Petra Boesler

Personal information
- Born: 19 September 1955 (age 70) Berlin
- Height: 174 cm (5 ft 9 in)
- Weight: 69 kg (152 lb)
- Relatives: Martina Boesler (sister) Renate Boesler (aunt) Wolfgang Gunkel (uncle)

Sport
- Sport: Rowing

Medal record
Women's rowing
Representing East Germany
Olympic Games
| Silver medal – second place | 1976 Montreal | Double sculls |
World Rowing Championships
| Silver medal – second place | 1975 Nottingham | Double sculls |
| Gold medal – first place | 1977 Amsterdam | Coxed quad sculls |

= Petra Boesler =

German rower

Petra Boesler (later Wach, born 19 September 1955) is a German rower who competed for East Germany in the 1976 Summer Olympics.
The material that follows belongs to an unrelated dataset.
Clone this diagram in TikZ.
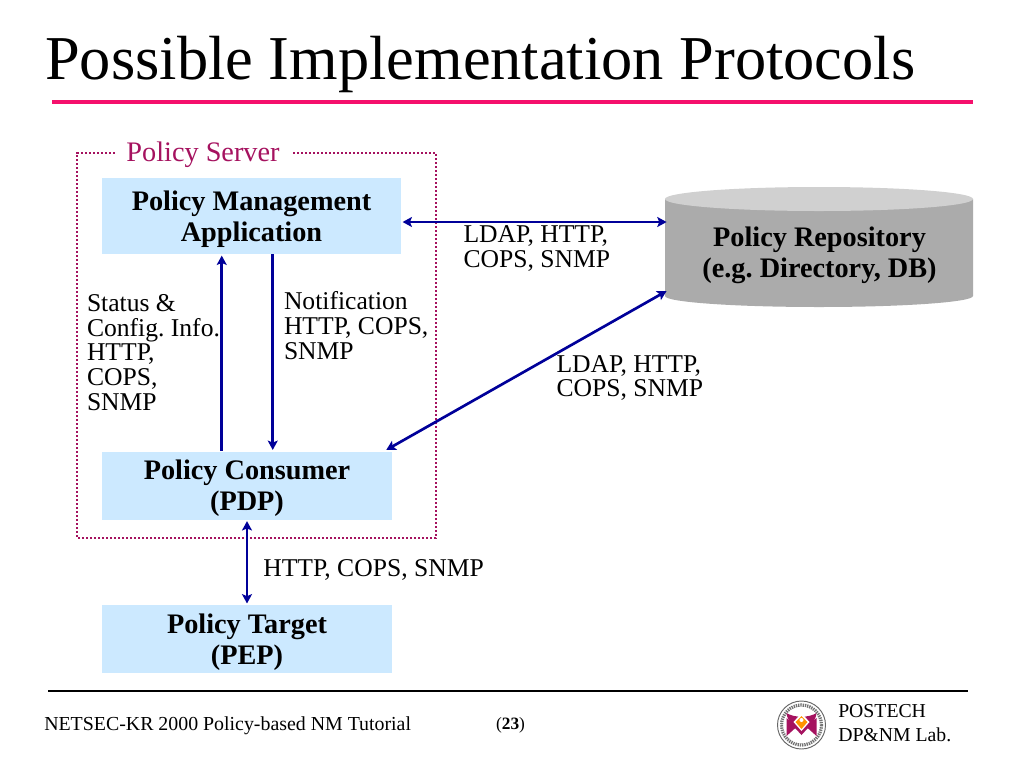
\documentclass[tikz,border=0pt]{standalone}
\usepackage{fontspec}
\setmainfont{Liberation Serif}
\usetikzlibrary{arrows.meta, positioning}
\frenchspacing

\definecolor{linkblue}{HTML}{000099}
\definecolor{boxblue}{HTML}{CCE9FF}
\definecolor{framered}{HTML}{A5125F}
\definecolor{rulepink}{HTML}{F5106C}
\definecolor{repotop}{HTML}{D0D0D0}
\definecolor{repobody}{HTML}{ABABAB}

\tikzset{
    bluebox/.style={fill=boxblue, align=center, inner sep=0pt, font=\fontsize{21.2}{23.25}\selectfont\bfseries, text height=42.5pt},
    linklabel/.style={align=left, inner sep=0pt, font=\fontsize{19.2}{18.5}\selectfont},
    link/.style={draw=linkblue, line width=2pt},
    footer/.style={inner sep=0pt, align=left, anchor=west}
}

\begin{document}
\begin{tikzpicture}[>={Stealth[length=7pt, width=7.5pt, inset=1.5pt]}, x=0.75pt, y=-0.75pt]
    \useasboundingbox (0,0) rectangle (1024,768);

    % Title
    \node (title) [anchor=west, inner sep=0pt, font=\fontsize{46.8}{50}\selectfont] at (45,64.5) {Possible Implementation Protocols};
    \draw[rulepink, line width=3pt] (52,102) -- (973,102);

    % Policy repository (body is painted before its node)
    \fill[repobody] (665,199) -- (665,296) arc[start angle=180, end angle=0, x radius=154, y radius=11] -- (973,199) -- cycle;
    \fill[repotop] (819,199) ellipse[x radius=154, y radius=12];

    % Nodes
    \node (app) [bluebox, minimum width=224.25pt, minimum height=57pt] at (251.5,216) {Policy Management\\Application};
    \node (consumer) [bluebox, minimum width=217.5pt, minimum height=51pt, below=147.75pt of app.south west, anchor=north west] {Policy Consumer\\(PDP)};
    \node (target) [bluebox, minimum width=217.5pt, minimum height=51pt, below=63.75pt of consumer] {Policy Target\\(PEP)};
    \node (repo) [bluebox, fill=none, minimum width=231pt, minimum height=90pt, right=198pt of app.east, yshift=-27pt] {Policy Repository\\(e.g. Directory, DB)};

    % Policy server frame
    \node (server) [text=framered, inner xsep=8.5pt, inner ysep=0pt, font=\fontsize{21.2}{24}\selectfont] at (203,155) {Policy Server};
    \draw[framered, line width=2pt, dash pattern=on 1.5pt off 1.5pt] ([yshift=1.5pt]server.west) -- (77,153) -- (77,538) -- (436,538) -- (436,153) -- ([yshift=1.5pt]server.east);

    % Link labels
    \node (ldapa) [linklabel, right=46.5pt of app.east, anchor=west, yshift=-24.5pt] {LDAP, HTTP,\\COPS, SNMP};
    \node (ldapb) [linklabel, right=123pt of consumer.north east, anchor=west, yshift=55pt] {LDAP, HTTP,\\COPS, SNMP};
    \node (status) [linklabel, below=30pt of app.south west, anchor=north west, xshift=-11.25pt] {Status \&\\Config. Info.\\HTTP,\\COPS,\\SNMP};
    \node (notify) [linklabel, below=28pt of app.south west, anchor=north west, xshift=136.5pt] {Notification\\HTTP, COPS,\\SNMP};
    \node (httpc) [linklabel, right=12pt of consumer.south, anchor=west, yshift=-37.5pt] {HTTP, COPS, SNMP};

    % Links
    \draw[link, <-] ([xshift=90pt, yshift=-1pt]app.south west) -- ([xshift=90pt]consumer.north west);
    \draw[link, ->] ([xshift=128.25pt]app.south west) -- ([xshift=128.25pt, yshift=1pt]consumer.north west);
    \draw[link, <->] ([xshift=1pt, yshift=-4.5pt]app.east) -- ([xshift=1pt, yshift=22.5pt]repo.west);
    \draw[link, <->] ([xshift=-4.5pt, yshift=1pt]consumer.north east) -- ([xshift=1pt, yshift=-29.25pt]repo.west);
    \draw[link, <->] ([yshift=-1pt]consumer.south) -- ([yshift=1pt]target.north);

    % Footer
    \draw[black, line width=1.1pt] (48,691) -- (968,691);
    \node (course) [footer, font=\fontsize{14.9}{16}\selectfont] at (44,726) {NETSEC-KR 2000 Policy-based NM Tutorial};
    \node (page) [inner sep=0pt, font=\fontsize{13}{14}\selectfont] at (510.5,725) {(\textbf{23})};
    \node (lab) [footer, font=\fontsize{14.8}{18}\selectfont] at (838,723) {POSTECH\\DP\&NM Lab.};

    % Logo
    \begin{scope}[shift={(4.5,0)}]
        \fill[white, draw=black!60, line width=0.7pt] (797,725) circle[radius=24];
        \draw[black!55, line width=2.4pt, dash pattern=on 1pt off 0.7pt] (797,725) circle[radius=20];
        \fill[white] (797,725) circle[radius=17];
        \fill[framered] (782,713) .. controls (790,718) and (804,718) .. (812,713) .. controls (811,722) and (805,726) .. (797,735) .. controls (789,726) and (783,722) .. (782,713) -- cycle;
        \fill[framered] (782,718) -- (792,727) -- (782,736) -- cycle;
        \fill[framered] (812,718) -- (802,727) -- (812,736) -- cycle;
        \fill[white] (797,713) -- (805,722) -- (797,731) -- (789,722) -- cycle;
        \fill[orange!85!yellow] (797,716) -- (803,722) -- (797,729) -- (791,722) -- cycle;
        \fill[white] (797,720) circle[radius=2];
    \end{scope}
\end{tikzpicture}
\end{document}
She was born in Berlin. She is the sister of Martina Boesler, who is also an Olympic rower. Their aunt, Renate Boesler, won several medals at European Rowing Championships. Her aunt got her interested in rowing by taking her to regattas. Her aunt is married to the Olympic rower Wolfgang Gunkel.

In 1976 she and her partner Sabine Jahn won the silver medal in the double sculls event. In February 1978, she was given the sports awards Honored Master of Sports.